In this exercise, return the whole listing exactly, excluding any images.

>> START COLLECTED MATERIAL

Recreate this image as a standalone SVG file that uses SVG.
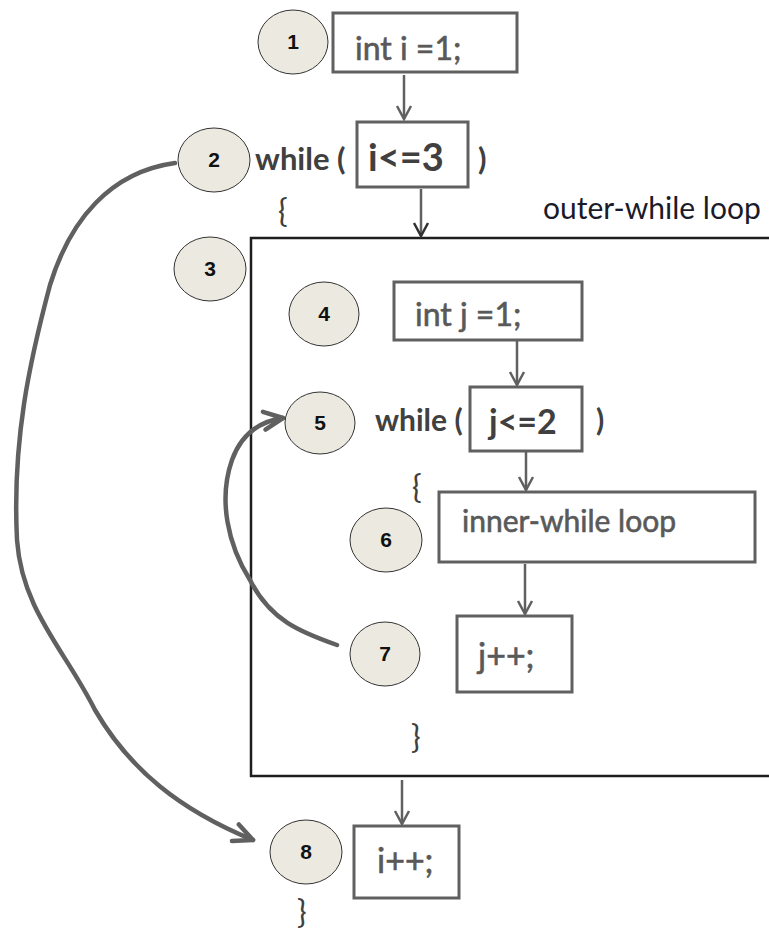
<svg xmlns="http://www.w3.org/2000/svg" width="769" height="932" viewBox="0 0 769 932">
<style>
.bg{fill:#ffffff}
.box{fill:#ffffff;stroke:#606060;stroke-width:3}
.outer{fill:none;stroke:#1e1e1e;stroke-width:2.5}
.num{fill:#ECEAE0;stroke:#333333;stroke-width:1}
.nt{font-family:"Liberation Sans",Arial,sans-serif;font-weight:bold;font-size:21px;fill:#111111;text-anchor:middle}
.code{font-family:Lato,"Open Sans",sans-serif;fill:#595959;stroke:#595959;stroke-width:0.6}
.kw{font-family:Lato,"Open Sans",sans-serif;fill:#404040;font-weight:bold}
.br{font-family:Lato,"Open Sans",sans-serif;fill:#404040;font-weight:normal}
.lbl{font-family:Lato,"Open Sans",sans-serif;fill:#1a1a2a}
.conn{fill:none;stroke:#606060;stroke-width:2.5}
.loop{fill:none;stroke:#606060;stroke-width:4.5;stroke-linecap:round}
</style>
<defs>
<marker id="ah" markerUnits="userSpaceOnUse" markerWidth="16" markerHeight="20" refX="14" refY="8" orient="auto" viewBox="0 0 16 16">
<path d="M1,1 L14,8 L1,15" fill="none" stroke="#606060" stroke-width="2.5"/>
</marker>
<marker id="ahd" markerUnits="userSpaceOnUse" markerWidth="16" markerHeight="20" refX="14" refY="8" orient="auto" viewBox="0 0 16 16">
<path d="M1,1 L14,8 L1,15" fill="none" stroke="#303030" stroke-width="2.5"/>
</marker>
<marker id="ahb" markerUnits="userSpaceOnUse" markerWidth="26" markerHeight="26" refX="22" refY="12" orient="auto" viewBox="0 0 26 24">
<path d="M3,3 L22,12 L3,21" fill="none" stroke="#606060" stroke-width="4.5" stroke-linecap="round" stroke-linejoin="round"/>
</marker>
</defs>
<rect class="bg" x="0" y="0" width="769" height="932"/>

<g id="outer-loop">
<rect class="outer" x="251" y="238" width="540" height="538"/>
<text class="lbl" x="543" y="219" font-size="30">outer-while loop</text>
</g>

<g id="connectors">
<line class="conn" x1="404" y1="75" x2="404" y2="119" marker-end="url(#ah)"/>
<line class="conn" x1="421" y1="189" x2="421" y2="236" stroke="#303030" marker-end="url(#ahd)"/>
<line class="conn" x1="517" y1="341" x2="517" y2="385" marker-end="url(#ah)"/>
<line class="conn" x1="526" y1="452" x2="526" y2="490" marker-end="url(#ah)"/>
<line class="conn" x1="525" y1="564" x2="525" y2="614" marker-end="url(#ah)"/>
<line class="conn" x1="402" y1="780" x2="402" y2="824" marker-end="url(#ah)"/>
<path class="loop" d="M175,163 C110,172 70,220 50,285 C30,360 12,440 17,540 C22,610 65,650 95,710 C130,770 180,810 253,840" marker-end="url(#ahb)"/>
<path class="loop" d="M337,645 C300,632 270,620 250,580 C228,545 218,500 232,460 C240,438 255,422 283,418" marker-end="url(#ahb)"/>
</g>

<g id="n1">
<ellipse class="num" cx="293" cy="42" rx="35" ry="32"/>
<text class="nt" x="293" y="49">1</text>
<rect class="box" x="333" y="13" width="184" height="59"/>
<text class="code" x="355" y="60" font-size="32">int i =1;</text>
</g>

<g id="n2">
<ellipse class="num" cx="214" cy="160" rx="36" ry="32"/>
<text class="nt" x="214" y="167">2</text>
<text class="kw" x="255" y="170" font-size="31">while (</text>
<rect class="box" x="357" y="122" width="111" height="65"/>
<text class="kw" x="368" y="171" font-size="38">i&lt;=3</text>
<text class="kw" x="478" y="170" font-size="31">)</text>
<text class="br" x="278" y="222" font-size="32">{</text>
</g>

<g id="n3">
<ellipse class="num" cx="210" cy="269" rx="36" ry="32"/>
<text class="nt" x="210" y="276">3</text>
</g>

<g id="n4">
<ellipse class="num" cx="324" cy="314" rx="35" ry="32"/>
<text class="nt" x="324" y="321">4</text>
<rect class="box" x="394" y="282" width="188" height="58"/>
<text class="code" x="415" y="326" font-size="32">int j =1;</text>
</g>

<g id="n5">
<ellipse class="num" cx="320" cy="423" rx="35" ry="31"/>
<text class="nt" x="320" y="430">5</text>
<text class="kw" x="375" y="431" font-size="30">while (</text>
<rect class="box" x="470" y="387" width="112" height="64"/>
<text class="kw" x="489" y="434" font-size="34">j&lt;=2</text>
<text class="kw" x="596" y="431" font-size="30">)</text>
<text class="br" x="412" y="498" font-size="32">{</text>
</g>

<g id="n6">
<ellipse class="num" cx="386" cy="540" rx="36" ry="32"/>
<text class="nt" x="386" y="547">6</text>
<rect class="box" x="439" y="492" width="316" height="70"/>
<text class="code" x="462" y="532" font-size="30">inner-while loop</text>
</g>

<g id="n7">
<ellipse class="num" cx="385" cy="654" rx="35" ry="32"/>
<text class="nt" x="385" y="661">7</text>
<rect class="box" x="457" y="616" width="115" height="76"/>
<text class="code" x="478" y="668" font-size="34">j++;</text>
<text class="br" x="411" y="748" font-size="32">}</text>
</g>

<g id="n8">
<ellipse class="num" cx="306" cy="852" rx="36" ry="32"/>
<text class="nt" x="306" y="859">8</text>
<rect class="box" x="354" y="826" width="105" height="72"/>
<text class="code" x="377" y="873" font-size="34">i++;</text>
<text class="br" x="297" y="923" font-size="32">}</text>
</g>
</svg>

>> END COLLECTED MATERIAL

_EXERCISE SOLUTION_
Recreate this image as a standalone SVG file that uses SVG.
<svg xmlns="http://www.w3.org/2000/svg" width="769" height="932" viewBox="0 0 769 932">
<style>
.bg{fill:#ffffff}
.box{fill:#ffffff;stroke:#606060;stroke-width:3}
.outer{fill:none;stroke:#1e1e1e;stroke-width:2.5}
.num{fill:#ECEAE0;stroke:#333333;stroke-width:1}
.nt{font-family:"Liberation Sans",Arial,sans-serif;font-weight:bold;font-size:21px;fill:#111111;text-anchor:middle}
.code{font-family:Lato,"Open Sans",sans-serif;fill:#595959;stroke:#595959;stroke-width:0.6}
.kw{font-family:Lato,"Open Sans",sans-serif;fill:#404040;font-weight:bold}
.br{font-family:Lato,"Open Sans",sans-serif;fill:#404040;font-weight:normal}
.lbl{font-family:Lato,"Open Sans",sans-serif;fill:#1a1a2a}
.conn{fill:none;stroke:#606060;stroke-width:2.5}
.loop{fill:none;stroke:#606060;stroke-width:4.5;stroke-linecap:round}
</style>
<defs>
<marker id="ah" markerUnits="userSpaceOnUse" markerWidth="16" markerHeight="20" refX="14" refY="8" orient="auto" viewBox="0 0 16 16">
<path d="M1,1 L14,8 L1,15" fill="none" stroke="#606060" stroke-width="2.5"/>
</marker>
<marker id="ahd" markerUnits="userSpaceOnUse" markerWidth="16" markerHeight="20" refX="14" refY="8" orient="auto" viewBox="0 0 16 16">
<path d="M1,1 L14,8 L1,15" fill="none" stroke="#303030" stroke-width="2.5"/>
</marker>
<marker id="ahb" markerUnits="userSpaceOnUse" markerWidth="26" markerHeight="26" refX="22" refY="12" orient="auto" viewBox="0 0 26 24">
<path d="M3,3 L22,12 L3,21" fill="none" stroke="#606060" stroke-width="4.5" stroke-linecap="round" stroke-linejoin="round"/>
</marker>
</defs>
<rect class="bg" x="0" y="0" width="769" height="932"/>

<g id="outer-loop">
<rect class="outer" x="251" y="238" width="540" height="538"/>
<text class="lbl" x="543" y="219" font-size="30">outer-while loop</text>
</g>

<g id="connectors">
<line class="conn" x1="404" y1="75" x2="404" y2="119" marker-end="url(#ah)"/>
<line class="conn" x1="421" y1="189" x2="421" y2="236" stroke="#303030" marker-end="url(#ahd)"/>
<line class="conn" x1="517" y1="341" x2="517" y2="385" marker-end="url(#ah)"/>
<line class="conn" x1="526" y1="452" x2="526" y2="490" marker-end="url(#ah)"/>
<line class="conn" x1="525" y1="564" x2="525" y2="614" marker-end="url(#ah)"/>
<line class="conn" x1="402" y1="780" x2="402" y2="824" marker-end="url(#ah)"/>
<path class="loop" d="M175,163 C110,172 70,220 50,285 C30,360 12,440 17,540 C22,610 65,650 95,710 C130,770 180,810 253,840" marker-end="url(#ahb)"/>
<path class="loop" d="M337,645 C300,632 270,620 250,580 C228,545 218,500 232,460 C240,438 255,422 283,418" marker-end="url(#ahb)"/>
</g>

<g id="n1">
<ellipse class="num" cx="293" cy="42" rx="35" ry="32"/>
<text class="nt" x="293" y="49">1</text>
<rect class="box" x="333" y="13" width="184" height="59"/>
<text class="code" x="355" y="60" font-size="32">int i =1;</text>
</g>

<g id="n2">
<ellipse class="num" cx="214" cy="160" rx="36" ry="32"/>
<text class="nt" x="214" y="167">2</text>
<text class="kw" x="255" y="170" font-size="31">while (</text>
<rect class="box" x="357" y="122" width="111" height="65"/>
<text class="kw" x="368" y="171" font-size="38">i&lt;=3</text>
<text class="kw" x="478" y="170" font-size="31">)</text>
<text class="br" x="278" y="222" font-size="32">{</text>
</g>

<g id="n3">
<ellipse class="num" cx="210" cy="269" rx="36" ry="32"/>
<text class="nt" x="210" y="276">3</text>
</g>

<g id="n4">
<ellipse class="num" cx="324" cy="314" rx="35" ry="32"/>
<text class="nt" x="324" y="321">4</text>
<rect class="box" x="394" y="282" width="188" height="58"/>
<text class="code" x="415" y="326" font-size="32">int j =1;</text>
</g>

<g id="n5">
<ellipse class="num" cx="320" cy="423" rx="35" ry="31"/>
<text class="nt" x="320" y="430">5</text>
<text class="kw" x="375" y="431" font-size="30">while (</text>
<rect class="box" x="470" y="387" width="112" height="64"/>
<text class="kw" x="489" y="434" font-size="34">j&lt;=2</text>
<text class="kw" x="596" y="431" font-size="30">)</text>
<text class="br" x="412" y="498" font-size="32">{</text>
</g>

<g id="n6">
<ellipse class="num" cx="386" cy="540" rx="36" ry="32"/>
<text class="nt" x="386" y="547">6</text>
<rect class="box" x="439" y="492" width="316" height="70"/>
<text class="code" x="462" y="532" font-size="30">inner-while loop</text>
</g>

<g id="n7">
<ellipse class="num" cx="385" cy="654" rx="35" ry="32"/>
<text class="nt" x="385" y="661">7</text>
<rect class="box" x="457" y="616" width="115" height="76"/>
<text class="code" x="478" y="668" font-size="34">j++;</text>
<text class="br" x="411" y="748" font-size="32">}</text>
</g>

<g id="n8">
<ellipse class="num" cx="306" cy="852" rx="36" ry="32"/>
<text class="nt" x="306" y="859">8</text>
<rect class="box" x="354" y="826" width="105" height="72"/>
<text class="code" x="377" y="873" font-size="34">i++;</text>
<text class="br" x="297" y="923" font-size="32">}</text>
</g>
</svg>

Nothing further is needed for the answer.